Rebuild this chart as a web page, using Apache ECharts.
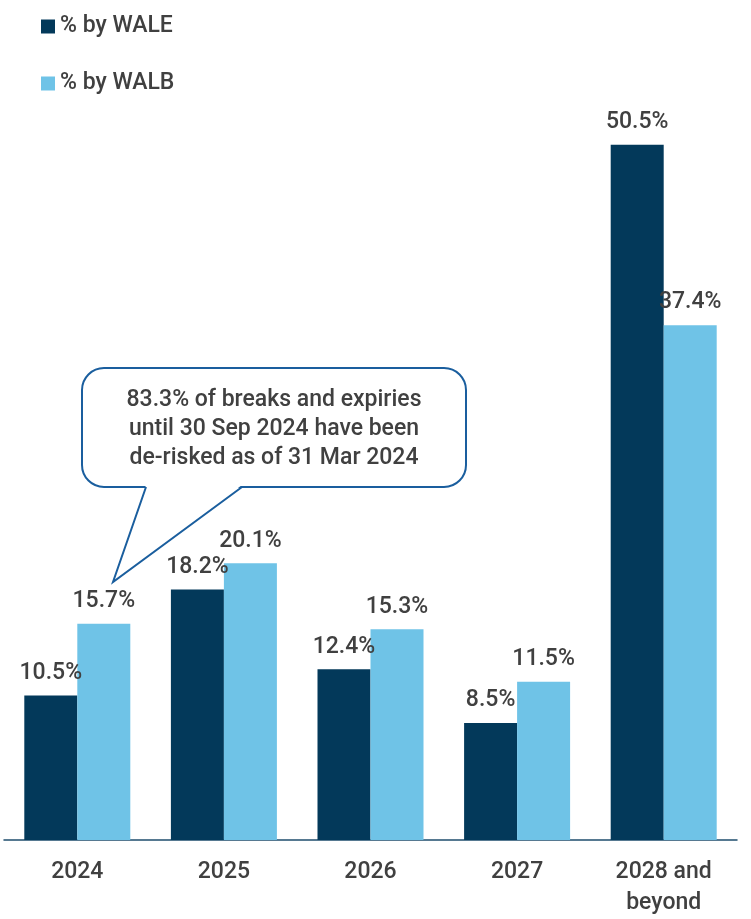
<!DOCTYPE html>
<html>
<head>
<meta charset="utf-8">
<script src="https://cdn.jsdelivr.net/npm/echarts@6/dist/echarts.min.js"></script>
<style>html,body{margin:0;padding:0;background:#fff;overflow:hidden}#c{width:751px;height:919px}</style>
</head>
<body>
<div id="c"></div>
<script>
const categories = ['2024', '2025', '2026', '2027', '2028 and\nbeyond'];
const waleValues = [10.5, 18.2, 12.4, 8.5, 50.5];
const walbValues = [15.7, 20.1, 15.3, 11.5, 37.4];
const seriesNames = ['% by WALE', '% by WALB'];
const calloutText = '83.3% of breaks and expiries\nuntil 30 Sep 2024 have been\nde-risked as of 31 Mar 2024';

const FONT = 'Roboto';
const TXT = '#404040';
const STROKE = '#1a5e9e';
const chart = echarts.init(document.getElementById('c'), null, {renderer: 'canvas', width: 751, height: 919});

const labelCfg = {
  show: true, position: 'top', distance: 11,
  formatter: p => p.value.toFixed(1) + '%',
  fontFamily: FONT, fontSize: 23, fontWeight: 500, color: TXT
};

const x0 = 82, x1 = 466, y0 = 368, y1 = 487, r = 22;

chart.setOption({
  animation: false,
  backgroundColor: '#ffffff',
  legend: {
    orient: 'vertical', left: 41, top: 15, padding: 0,
    itemWidth: 14, itemHeight: 14, itemGap: 34,
    icon: 'rect',
    textStyle: {fontFamily: FONT, fontSize: 23, fontWeight: 500, color: TXT},
    data: seriesNames
  },
  grid: {left: 4, width: 733, top: 14, height: 830, containLabel: false},
  xAxis: {
    type: 'category', data: categories,
    axisLine: {show: true, lineStyle: {color: '#1f4e6e', width: 1.5}},
    axisTick: {show: false},
    axisLabel: {fontFamily: FONT, fontSize: 23, fontWeight: 500, color: TXT, margin: 17, lineHeight: 31, interval: 0}
  },
  yAxis: {
    type: 'value', min: 0, max: 60,
    show: false, splitLine: {show: false}
  },
  labelLayout: {hideOverlap: false, moveOverlap: false},
  series: [
    {name: seriesNames[0], type: 'bar', data: waleValues, barWidth: 53, barGap: '0%',
     itemStyle: {color: '#03395a'}, label: labelCfg, labelLayout: {hideOverlap: false}},
    {name: seriesNames[1], type: 'bar', data: walbValues, barWidth: 53, barGap: '0%',
     itemStyle: {color: '#6fc3e7'}, label: labelCfg, labelLayout: {hideOverlap: false}}
  ],
  graphic: [
    {type: 'rect', z: 100, shape: {x: x0, y: y0, width: x1 - x0, height: y1 - y0, r: r},
     style: {fill: '#ffffff', stroke: STROKE, lineWidth: 2}},
    {type: 'polygon', z: 101, shape: {points: [[146, y1 - 2], [242, y1 - 2], [113, 582]]},
     style: {fill: '#ffffff', stroke: null}},
    {type: 'polyline', z: 102, shape: {points: [[146, y1], [113, 582], [242, y1]]},
     style: {fill: null, stroke: STROKE, lineWidth: 2}},
    {type: 'text', z: 103, x: 274, y: 386,
     style: {text: calloutText, textAlign: 'center', textVerticalAlign: 'top',
             fontFamily: FONT, fontSize: 23, fontWeight: 500, fill: TXT, lineHeight: 29}}
  ]
});
</script>
</body>
</html>
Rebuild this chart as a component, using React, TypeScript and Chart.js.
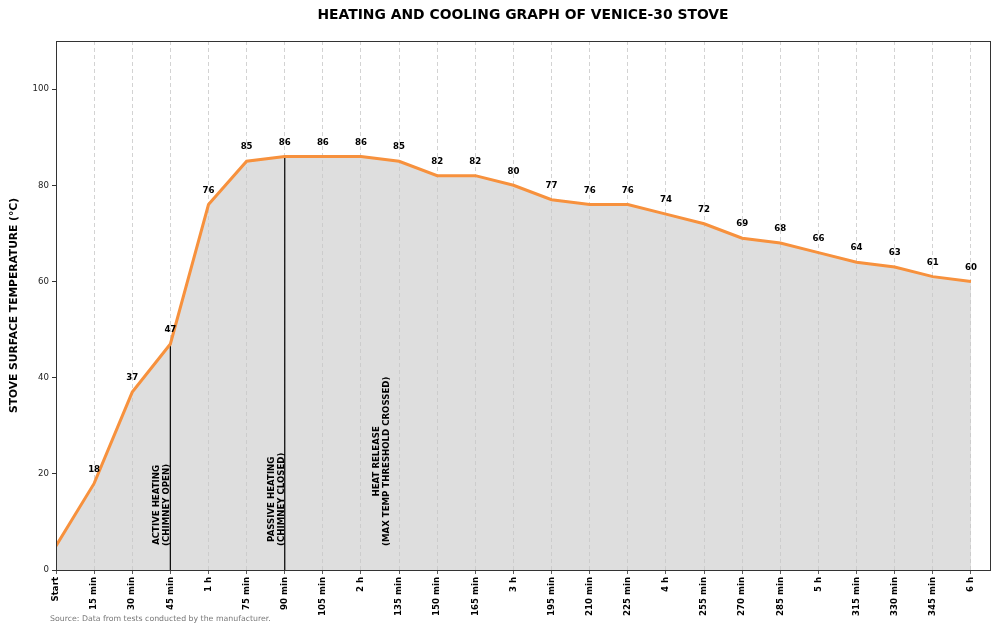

****

§ What the task asks: Where a line above includes "Rebuild", copy that line.

§ The output:
Rebuild this chart as a web page, using Apache ECharts.
Rebuild this chart as a component, using React, TypeScript and Chart.js.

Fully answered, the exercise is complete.